How translation obscured the music and wordplay of the Bible – Robert Alter |

A little off topic for this site but, oh, rules were made so they can broken.

At the very beginning of Genesis, before God speaks the world into being, the Earth is said to be, in the English of all the modern versions (except the one by Everett Fox), following the precedent of the King James Bible with only minor adjustments, ‘unformed and void’. This is a fair representation of what the Hebrew means but not at all of how it sounds. The Hebrew is tohu wavohu . The first of these two words is a well-known term that usually indicates something like ‘emptiness’, ‘trackless expanse’ or even ‘futility’. The second word could well be a nonce-word coined as a rhyme with tohu.
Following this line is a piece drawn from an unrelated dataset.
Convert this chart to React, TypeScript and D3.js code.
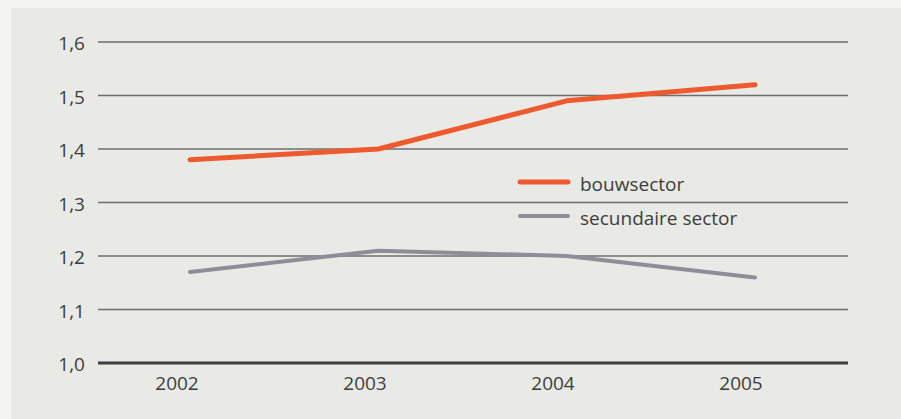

The effect is rather like ‘helter skelter’ or ‘harum scarum’ in English, where the rhyming of bracketed terms reinforces the sense of things confused, intermingled, moving at reckless speed. I thought this important to reproduce somehow in English, and not being able to come up with a workable rhyme, I settled for alliteration, translating the paired terms as ‘welter and waste’. This solution is perhaps not perfect but, as a rule, a translator is constrained to settle for a reasonable approximation.


My first year Hebrew professor was also a rabbi and a renowned scholar of rabbinical literature. He made these very same points about TOHU VAVOHOO and reiterated them regularly.


Genesis 1 has long seemed poetic to me. And that was looking only at the English translation. So Alter is pointing out that it is even more evidently poetic when read in the original Hebrew.